● Problem:
Nothing outside the lines from the one containing "Generate a Python" through the one containing "RED = '#E2202C'" should be copied, and no pictures either. Copy those lines exactly.

* start *

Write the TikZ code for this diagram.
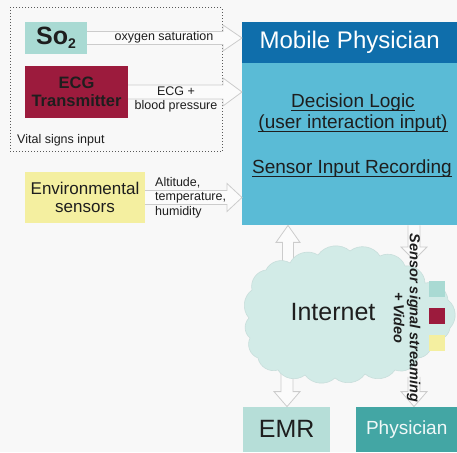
\documentclass[tikz,border=0pt]{standalone}
\usepackage{fontspec}
\setmainfont{Liberation Sans}
\usetikzlibrary{calc,shapes.symbols}
\definecolor{bg}{HTML}{F8F8F8}
\definecolor{soteal}{HTML}{A9DAD3}
\definecolor{ecgred}{HTML}{9C1B3D}
\definecolor{envyel}{HTML}{F4EFA0}
\definecolor{mpdark}{HTML}{0F6EAB}
\definecolor{mplight}{HTML}{5ABBD6}
\definecolor{cloudc}{HTML}{D2EBE7}
\definecolor{emrc}{HTML}{B6DED8}
\definecolor{physc}{HTML}{43A6A4}
\definecolor{arrfill}{HTML}{FBFBFB}
\definecolor{arrline}{HTML}{CCCCCC}
\definecolor{txt}{HTML}{1E1E1E}
\newcommand\myul[1]{\leavevmode\setbox0\hbox{#1}\rlap{\rule[-3pt]{\wd0}{0.7pt}}\box0}
% horizontal block arrow: start node anchor, end anchor (x used), body half, head half, head length
\newcommand\harrow[5]{%
  \path[fill=arrfill,draw=arrline,line width=0.8pt] let \p1=(#1),\p2=(#2) in
  ({\x1},{\y1+#3}) -- ({\x2-#5},{\y1+#3}) -- ({\x2-#5},{\y1+#4}) -- ({\x2},{\y1}) -- ({\x2-#5},{\y1-#4}) -- ({\x2-#5},{\y1-#3}) -- ({\x1},{\y1-#3});}
% vertical block arrow: start, end (y used), body half, head half, signed head length
\newcommand\varrow[5]{%
  \path[fill=arrfill,draw=arrline,line width=0.8pt] let \p1=(#1),\p2=(#2), \n1={\y2-(#5)} in
  ({\x1-#3},{\y1}) -- ({\x1-#3},{\n1}) -- ({\x1-#4},{\n1}) -- ({\x1},{\y2}) -- ({\x1+#4},{\n1}) -- ({\x1+#3},{\n1}) -- ({\x1+#3},{\y1});}
\tikzset{
  box/.style={inner sep=0pt, draw=none},
  lbl/.style={font=\fontsize{12.5}{14.5}\selectfont, text=txt},
  puff/.style={bend left=48},
}
\begin{document}
\begin{tikzpicture}[x=1pt,y=1pt]
\fill[bg] (0,0) rectangle (457,452);
\useasboundingbox (0,0) rectangle (457,452);

% vital signs frame
\node[draw=black!65, dotted, line width=1pt, minimum width=212pt, minimum height=144pt, inner sep=0pt] (vital) at (116,372) {};
\node[lbl, anchor=west, inner sep=0pt] (vl) at (17,312) {Vital signs input};

% sensor boxes
\node[box, fill=soteal, minimum width=62pt, minimum height=32pt, text=txt, font=\fontsize{25}{25}\bfseries] (so2) at (56,414) {So\raisebox{-4pt}{\fontsize{14}{14}\selectfont 2}};
\node[box, fill=ecgred, minimum width=103pt, minimum height=52pt, align=center, text=txt, font=\fontsize{16.5}{18.5}\bfseries] (ecg) at (76.5,360) {ECG\\Transmitter};
\node[box, fill=envyel, minimum width=120pt, minimum height=51pt, align=center, text=txt, font=\fontsize{17}{18}\selectfont] (env) at (85,254.5) {Environmental\\sensors};

% mobile physician
\node[box, fill=mplight, minimum width=215pt, minimum height=203pt, anchor=north west] (mp) at (242,430) {};
\node[box, fill=mpdark, minimum width=215pt, minimum height=41pt, anchor=north, text=white, font=\fontsize{24}{24}\selectfont] (mph) at (mp.north) {Mobile Physician};
\node[align=center, text=txt, font=\fontsize{19}{21}\selectfont] (dl) at (353,339) {\myul{Decision Logic}\\\myul{(user interaction input)}};
\node[text=txt, font=\fontsize{19}{21}\selectfont] (sir) at (352,283) {\myul{Sensor Input Recording}};

% bottom boxes
\node[box, fill=emrc, minimum width=87pt, minimum height=45pt, anchor=south west, text=txt, font=\fontsize{25}{25}\selectfont] (emr) at (243,0) {EMR};
\node[box, fill=physc, minimum width=101pt, minimum height=45pt, anchor=south west, text=white!92!physc, font=\fontsize{19}{19}\selectfont] (phys) at (356,0) {Physician};

% input arrows
\harrow{so2.east}{mp.west}{6.5pt}{13pt}{19pt}
\harrow{ecg.east}{mp.west}{7pt}{14pt}{19pt}
\harrow{env.east}{mp.west}{7pt}{14pt}{15pt}
\node[lbl] (oxl) at (164,415) {oxygen saturation};
\node[lbl, align=center] (ecgl) at (176,352.5) {ECG +\\blood pressure};
\node[lbl, align=left, anchor=west, inner sep=0pt] (envl) at (155,254.5) {Altitude,\\temperature,\\humidity};

% vertical arrows
\coordinate (upbase) at (288,187);
\varrow{upbase}{mp.south -| upbase}{5.5pt}{12pt}{17pt}
\coordinate (dnbase) at (287,80);
\varrow{dnbase}{emr.north -| dnbase}{6pt}{13pt}{-15pt}
\coordinate (sttip) at (414,192);
\varrow{mp.south -| sttip}{sttip}{6pt}{13pt}{-13pt}
\coordinate (stbase) at (414,75);
\varrow{stbase}{phys.north -| stbase}{6pt}{13pt}{-15pt}

% cloud (Internet)
\fill[cloudc, draw=cloudc!88!gray, line width=0.6pt]
  (249,134) to[puff] (252,162) to[puff] (266,182) to[puff] (290,189)
  to[puff] (318,197) to[puff] (350,201) to[puff] (380,196) to[puff] (405,186)
  to[puff] (425,169) to[puff] (448,152) to[puff] (450,124) to[puff] (432,112)
  to[puff] (418,94) to[puff] (395,82) to[puff] (365,78) to[puff] (335,74)
  to[puff] (305,77) to[puff] (278,82) to[puff] (258,94) to[puff] (250,114)
  to[puff] cycle;
\node[text=txt, font=\fontsize{25}{25}\selectfont] (inet) at (333,140) {Internet};

% legend squares
\node[box, fill=soteal, minimum size=16pt] (lg1) at (437,162.5) {};
\node[box, fill=ecgred, minimum size=16pt] (lg2) at (437,136) {};
\node[box, fill=envyel, minimum size=16pt] (lg3) at (437,109) {};

% streaming label
\node[rotate=-90, align=center, text=txt, font=\fontsize{14.5}{16}\bfseries\itshape] (stream) at (407,134) {Sensor signal streaming\\+ Video};
\end{tikzpicture}
\end{document}
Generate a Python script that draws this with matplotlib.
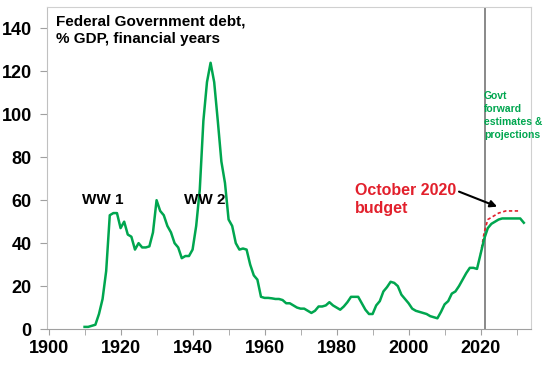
import numpy as np
import matplotlib
matplotlib.use('Agg')
import matplotlib.pyplot as plt

plt.rcParams['font.family'] = ['Liberation Sans', 'DejaVu Sans']
plt.rcParams['font.weight'] = 'bold'

GREEN = '#00A64F'
RED = '#E2202C'

years = list(range(1910, 2033))
debt = [1, 1, 1.5, 2, 7, 14, 27, 53, 54, 54,
        47, 50, 44, 43, 37, 40, 38, 38, 38.5, 45,
        60, 55, 53, 48, 45, 40, 38, 33, 34, 34,
        37, 48, 65, 97, 115, 124, 115, 97, 78, 68,
        51, 48, 40, 37, 37.5, 37, 30, 25, 23, 15,
        14.5, 14.5, 14.3, 14, 14, 13.5, 12, 12, 11, 10,
        9.5, 9.5, 8.5, 7.5, 8.5, 10.5, 10.5, 11, 12.5, 11,
        10, 9, 10.5, 12.5, 15, 15, 15, 12, 9, 7,
        7, 11, 13, 17.5, 19.5, 22, 21.5, 20, 16, 14,
        12, 9.5, 8.5, 8, 7.5, 7, 6, 5.5, 5, 8,
        11.5, 13, 16.5, 17.5, 20, 23, 26, 28.5, 28.5, 28,
        35, 42, 47, 49, 50, 51, 51.5, 51.5, 51.5, 51.5,
        51.5, 51.5, 49.5]

# October 2020 budget projection
budget_years = list(range(2020, 2032))
budget = [35, 45, 51, 52, 53, 54, 54.5, 55, 55, 55, 55, 55]

fig = plt.figure(figsize=(5.48, 3.66), dpi=100)
ax = fig.add_axes([0.086, 0.101, 0.883, 0.880])

ax.plot(years, debt, color=GREEN, lw=1.8, zorder=3)
ax.plot(budget_years, budget, color=RED, lw=1.2, ls=(0, (2, 1.5)), zorder=2)
ax.axvline(2021.2, color='#808080', lw=1.3, zorder=1)

ax.set_xlim(1899.6, 2034)
ax.set_ylim(0, 150)
ax.set_xticks(range(1900, 2031, 10), minor=True)
ax.set_xticks(range(1900, 2021, 20))
ax.set_yticks(range(0, 141, 20))
ax.tick_params(axis='both', which='both', direction='out', color='#A0A0A0', length=4)
ax.tick_params(axis='x', which='major', labelsize=13, pad=4)
ax.tick_params(axis='y', labelsize=13, pad=6, length=5)
for s in ax.spines.values():
    s.set_color('#D0D0D0')
ax.spines['bottom'].set_color('#A0A0A0')
ax.spines['left'].set_color('#C0C0C0')

ax.text(1902, 146.5, 'Federal Government debt,\n% GDP, financial years',
        fontsize=11, fontweight='bold', va='top', ha='left', linespacing=1.35)
ax.text(1915, 60, 'WW 1', fontsize=11, fontweight='bold', ha='center', va='center')
ax.text(1943.5, 60, 'WW 2', fontsize=11, fontweight='bold', ha='center', va='center')
ax.text(1985, 68, 'October 2020\nbudget', color=RED, fontsize=11.5,
        fontweight='bold', ha='left', va='top', linespacing=1.25)
ax.text(2020.9, 111, 'Govt\nforward\nestimates &\nprojections', color=GREEN,
        fontsize=7.5, fontweight='bold', ha='left', va='top', linespacing=1.4)
ax.annotate('', xy=(2024.6, 57), xytext=(2014, 64),
            arrowprops=dict(arrowstyle='-|>', color='black', lw=1.5,
                            mutation_scale=10, shrinkA=0, shrinkB=0))

fig.savefig('out.png', dpi=100)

* end *

● Exercise solution:
Generate a Python script that draws this with matplotlib.
import numpy as np
import matplotlib
matplotlib.use('Agg')
import matplotlib.pyplot as plt

plt.rcParams['font.family'] = ['Liberation Sans', 'DejaVu Sans']
plt.rcParams['font.weight'] = 'bold'

GREEN = '#00A64F'
RED = '#E2202C'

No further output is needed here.